The NAR will release numbers on sales of existing homes in December at 10:00 ET on Tuesday. It is possible the level of sales will end 2019 on a slightly improved note and rise for a third month in a row. Fence-sitters may have looked at the dip in mortgage interest rates to 4.64% in December from the near-term peak of 4.87% November and decided to act before the Fed raised rates again. Existing homes account for about 4/5 of homes sold, so the lack of new home sales data later in the week will not leave too big a hole in the housing market picture.
One of the oft-cited minuses for the housing market has been the upward movement in prices in addition to mortgage rates. The FHFA House Price Index for November at 9:00 ET on Wednesday lags the sales numbers by one month, but it is expected to show a continued upward movement in prices, if at a slower pace than in the past two or three years. The S&P CoreLogic Case-Shiller House Price Index for November will not be available until Tuesday, January 29 at 9:00 ET.

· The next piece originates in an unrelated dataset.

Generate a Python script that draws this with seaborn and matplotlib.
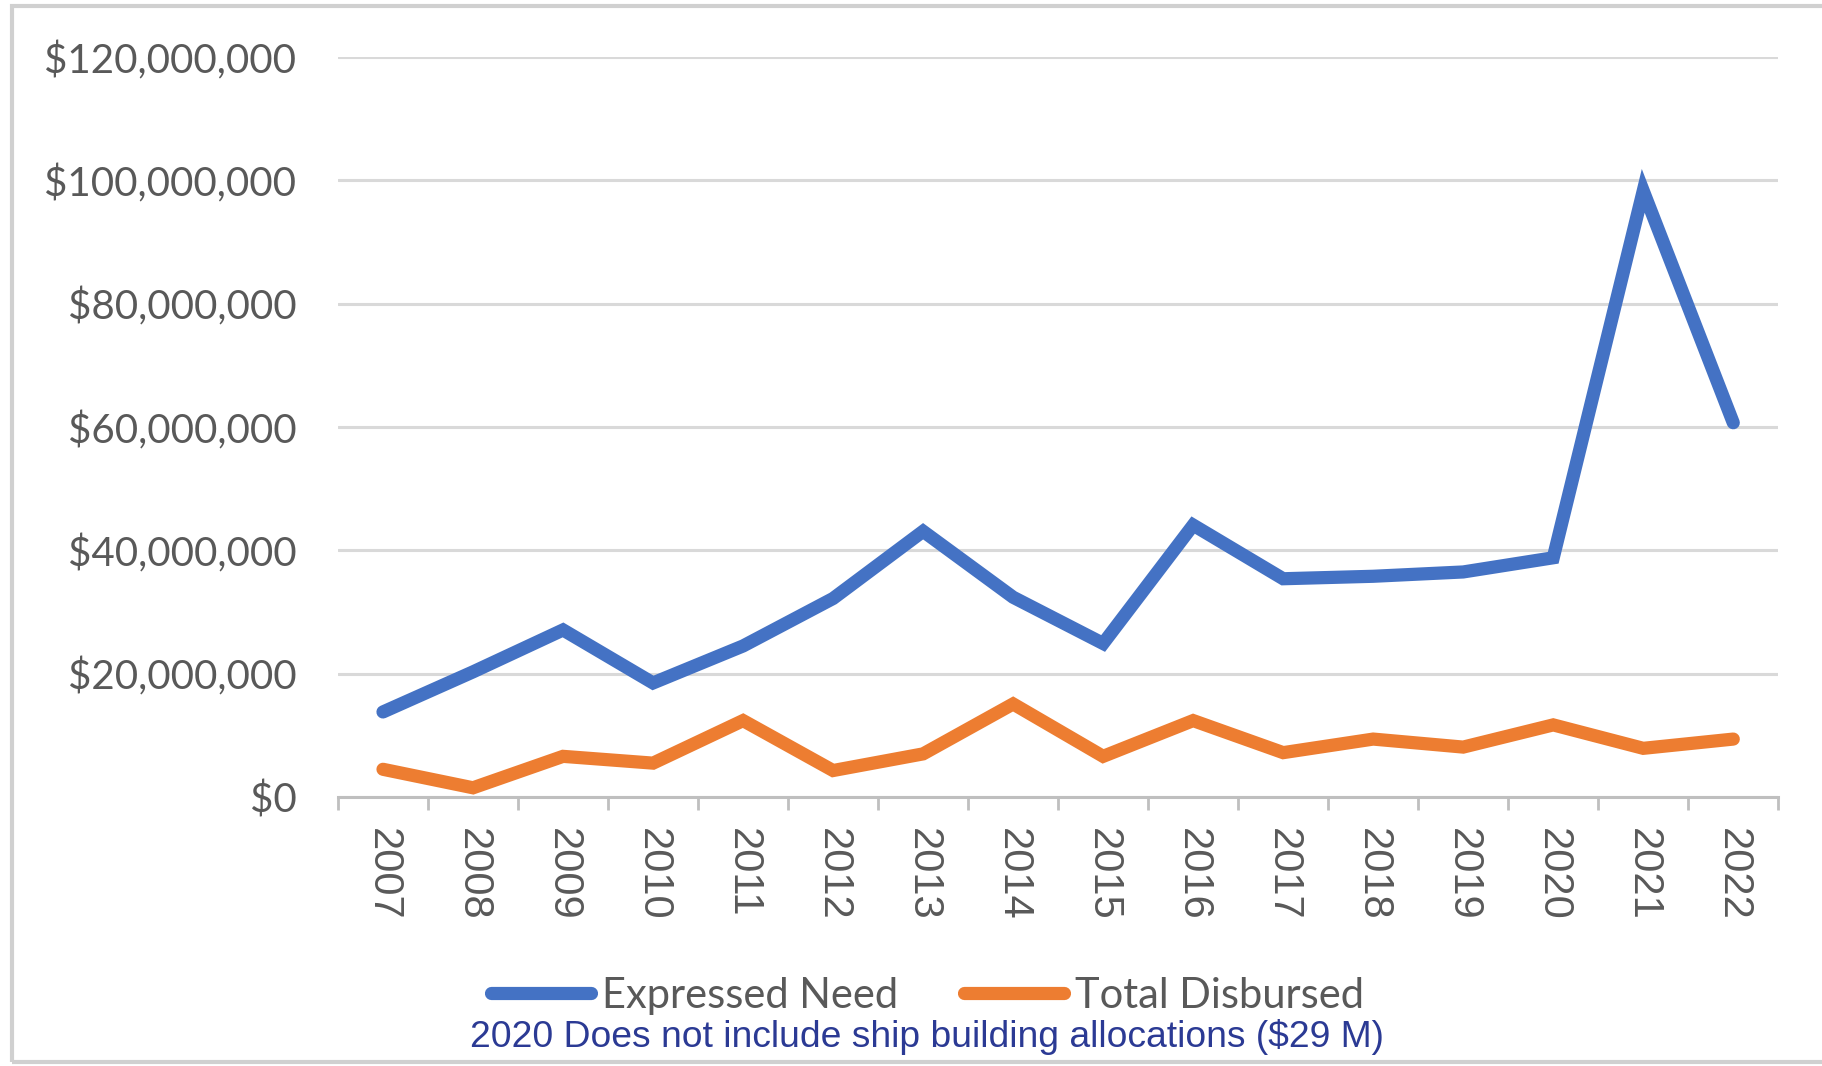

The Conference Board’s Leading Economic Index for December at 10:00 ET on Thursday, January 24 will have to have some of its components estimated – those for building permits and manufacturers’ new orders. It will also be the time for the index’s annual benchmark revisions. The index isn’t generally a market-mover, so taking a little time to sort out the implications should not be a problem.
Will initial jobless claims encounter some noise in the January 19 week when the data is reported at 8:30 ET on Thursday? If there was going to be a wave of layoffs after the holiday period for the retail and transportation sectors, the seasonal factors anticipated it in the prior two weeks, although the January 19 factor is still substantial. The partial federal shutdown introduces a wild card. Furloughed federal workers can apply for claims, although the claim may be denied if the applicant is technically still employed. Workers dependent on federal contracts are paid by their employers. Unless their employers lay them off – however temporarily – they will not appear as unemployed. So far government contractors appear to be holding on to workers. How long this will last without contract payments is in question. Most will not want to lose their experienced workforce, especially if workers seem inclined to seek other employment in a tight labor market.
The next January District Bank reports for the factory sector are the Richmond Fed’s Survey of Manufacturing Activity at 10:00 ET on Wednesday and the Kansas City Fed’s Manufacturing Survey at 11:00 ET on Thursday. Of the two, it will be most interesting to see if the Richmond Fed Manufacturing Composite Index returns to expansion territory after plunging to -8 in December from 14 in November. The Kansas City Manufacturing Index also fell sharply in December to 3 from 15 in the prior month. The reports from the New York and Philadelphia Fed’s point to still expansionary conditions for the factory sector. However, it would appear that the hectic pace of growth in 2018 has faded to something more modest and perhaps more sustainable.
While conditions in the factory sector appear to have steadied after an abrupt slowing in December, the service sector may not be faring as well. The government shutdown has probably cut into activity for a variety of services contracted out by the federal government which are deemed non-essential. Non-payment of existing contracts and an inability to close contracts under negotiation have hurt activity. The Richmond Fed’s Survey of Service Sector Activity for January at 10:00 ET on Wednesday may provide the second piece of evidence that 2019 has been hampered at the start. The New York Fed’s Business Leaders Survey for January put current activity at 0.0 (zero), and down for a fourth month in a row.